Results that mattered to the owner
The obvious result was outage continuity. When the next utility interruption hit, the critical systems stayed online. But the more important result was operational control. Staff were not improvising. Tenants were not left in the dark, literally or figuratively. Building management could communicate clearly because the backup plan had already been tested.
That is the part owners tend to value most after installation. Backup power is not just about electricity. It is about reducing uncertainty when customers, tenants, employees, or residents are looking for answers.
There were also financial benefits, though they were not all visible on a single invoice. Reduced product loss, fewer emergency callouts, less tenant disruption, and lower exposure to reputational damage all contributed to the return on investment. For some businesses, one avoided outage can justify the decision. For others, the payoff comes from repeated small interruptions that no longer escalate into larger operational problems.
What this commercial outage prevention case study really proves
The lesson is not that every commercial property needs the biggest standby generator available. It is that outage prevention works best when it is engineered around the building, the business, and the consequences of downtime.

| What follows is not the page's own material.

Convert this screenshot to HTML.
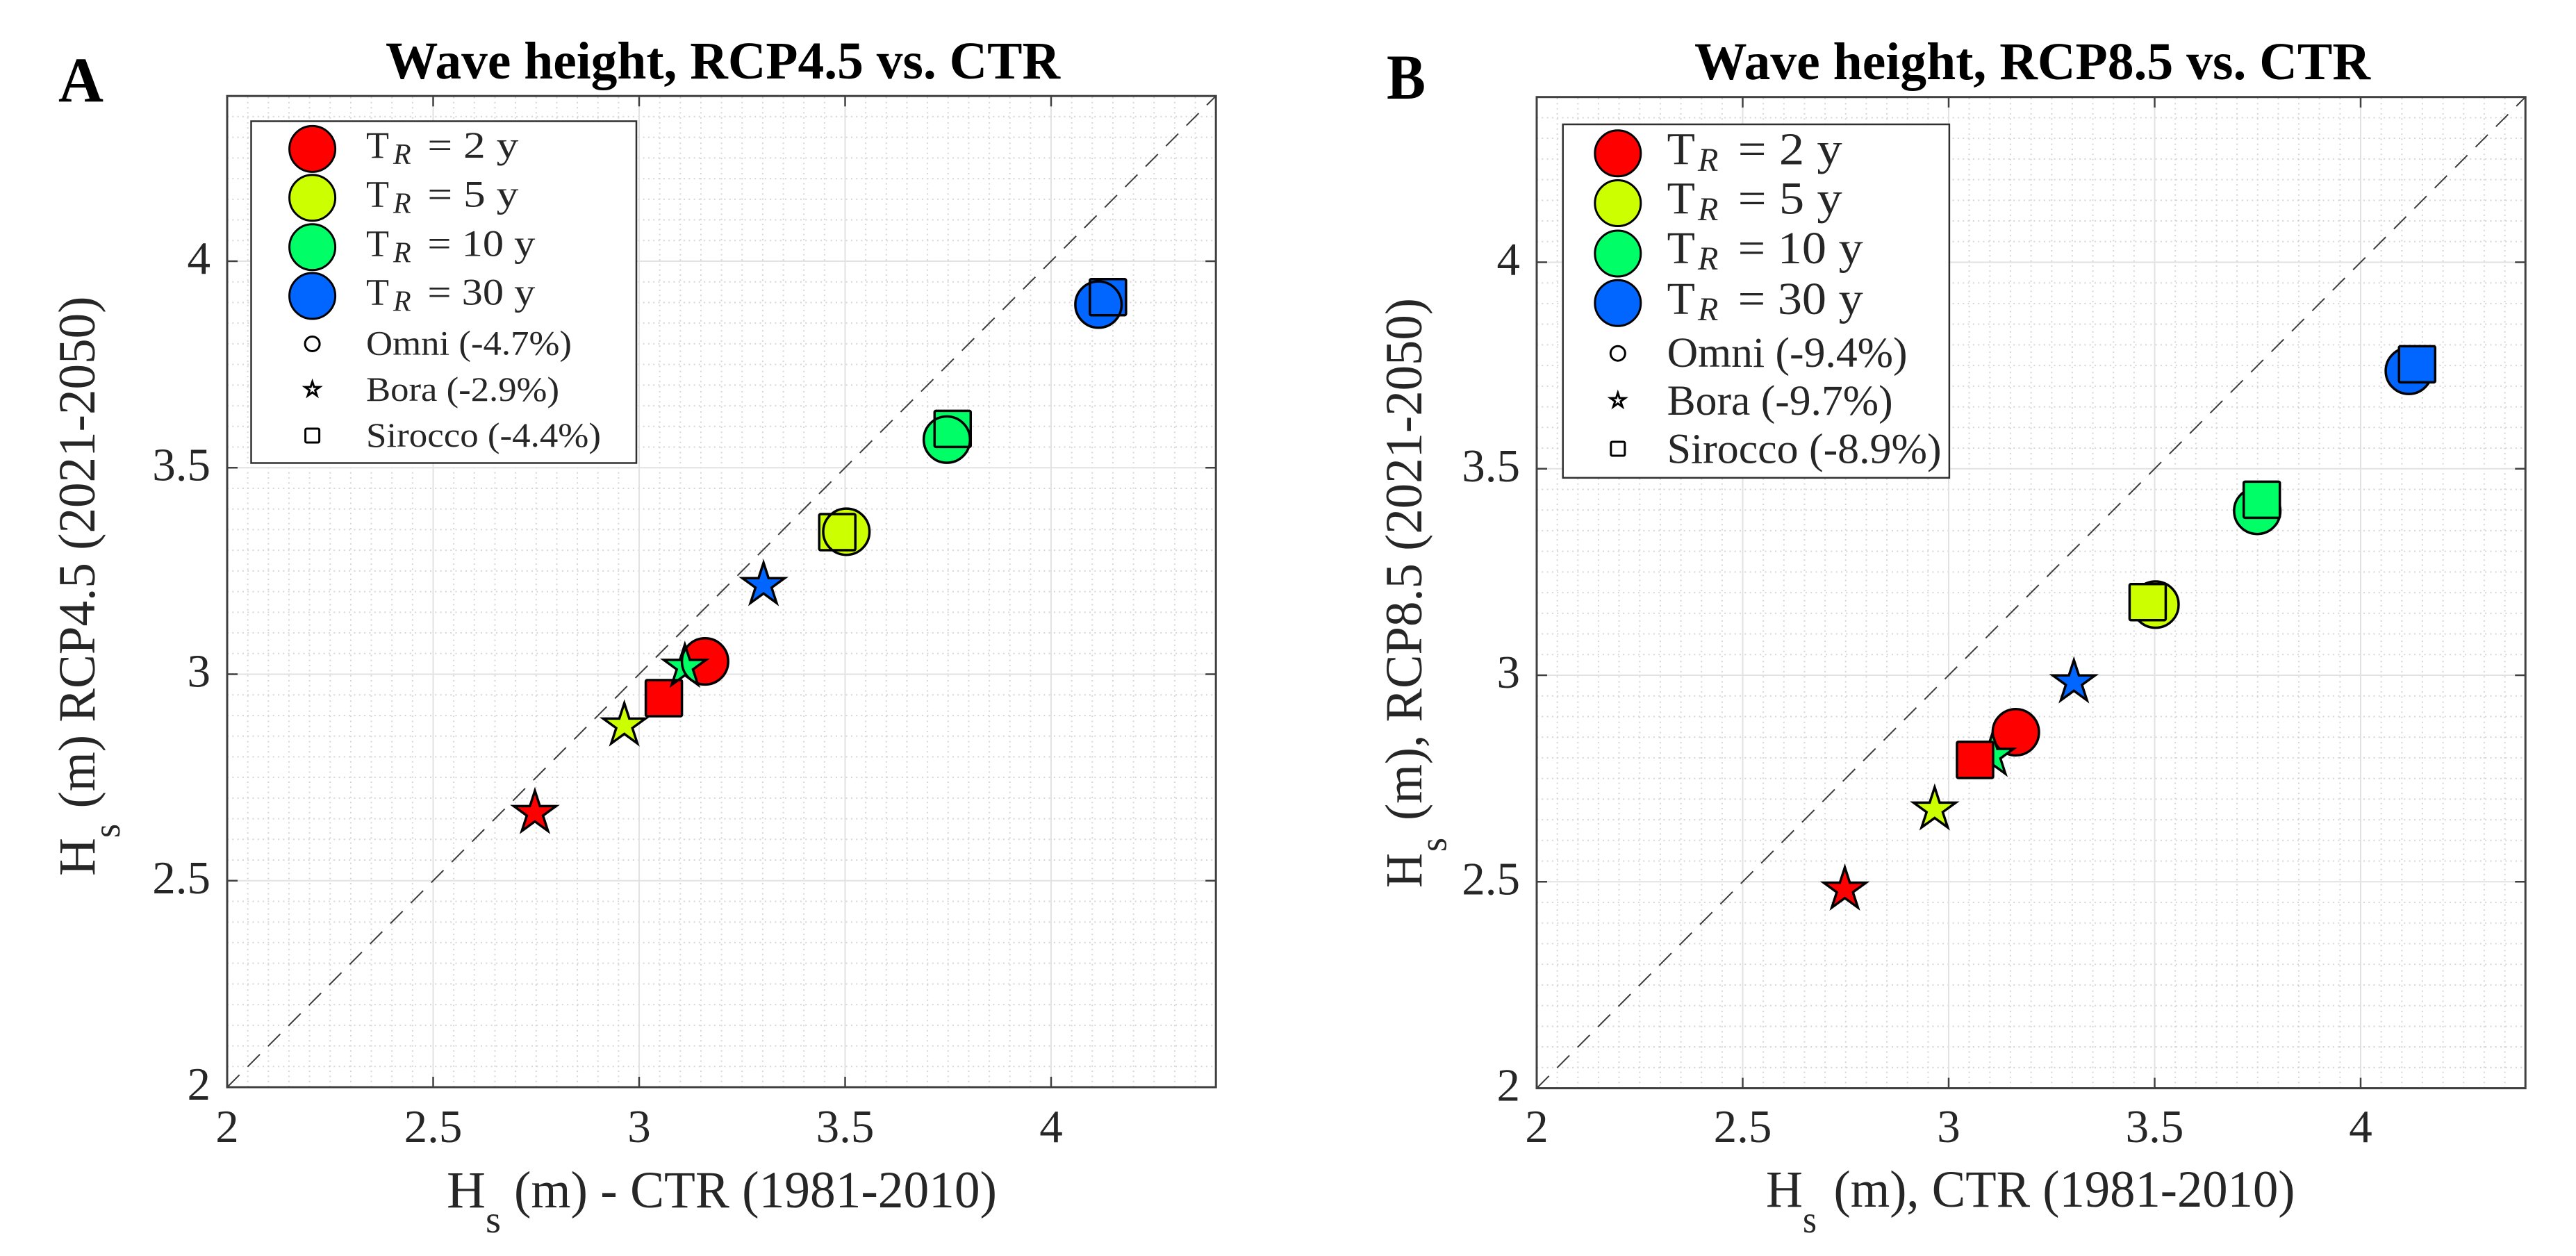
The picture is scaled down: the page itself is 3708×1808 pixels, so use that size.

There is always a trade-off conversation. A whole-building system provides broader coverage but comes with higher equipment, installation, and fuel planning costs. A selective backup strategy lowers cost and complexity but requires careful decisions about what gets protected. Neither option is automatically right. It depends on what the site supports, what the business can tolerate, and how much risk the owner is carrying during every outage.
That is why experienced guidance matters. The real value is not just installing equipment. It is removing the guesswork that leads to undersized systems, overbuilt budgets, permit problems, and service gaps later on.
Why long-term service belongs in the original plan
A backup generator is not a set-it-and-forget-it asset. Commercial owners who focus only on installation often end up disappointed later when maintenance is inconsistent or emergency support is hard to reach. Prevention includes what happens after commissioning.
Routine maintenance, exercise cycles, battery checks, transfer switch inspection, load testing when appropriate, and clear service accountability all play a role in whether the system performs when the grid fails. A generator that has not been properly maintained can create a false sense of security, which is often worse than having no system at all.
That is one reason many business owners prefer working with a company that manages the full process and stays involved after the sale. GenTek Power was built around that model because standby protection only works when someone owns the job from planning through ongoing support.
What business owners should take from this example
If your facility has already experienced one painful outage, that is usually enough data to act on. You do not need to wait for a larger failure to confirm the risk. Start by asking what an hour without power actually interrupts. Then ask which of those interruptions are unacceptable.
From there, the right path becomes clearer. You may need selective backup for critical systems. You may need a larger standby solution. You may need to correct outdated assumptions about load, transfer, or fuel supply. What matters is building a plan that matches your operation instead of buying equipment based on rough estimates.
The businesses that handle outages best are rarely the ones that moved fastest. They are the ones that planned carefully, sized correctly, installed professionally, and kept service support in place long after the equipment was commissioned.
If there is a good time to solve backup power, it is before the next outage gives you the same lesson at a higher cost.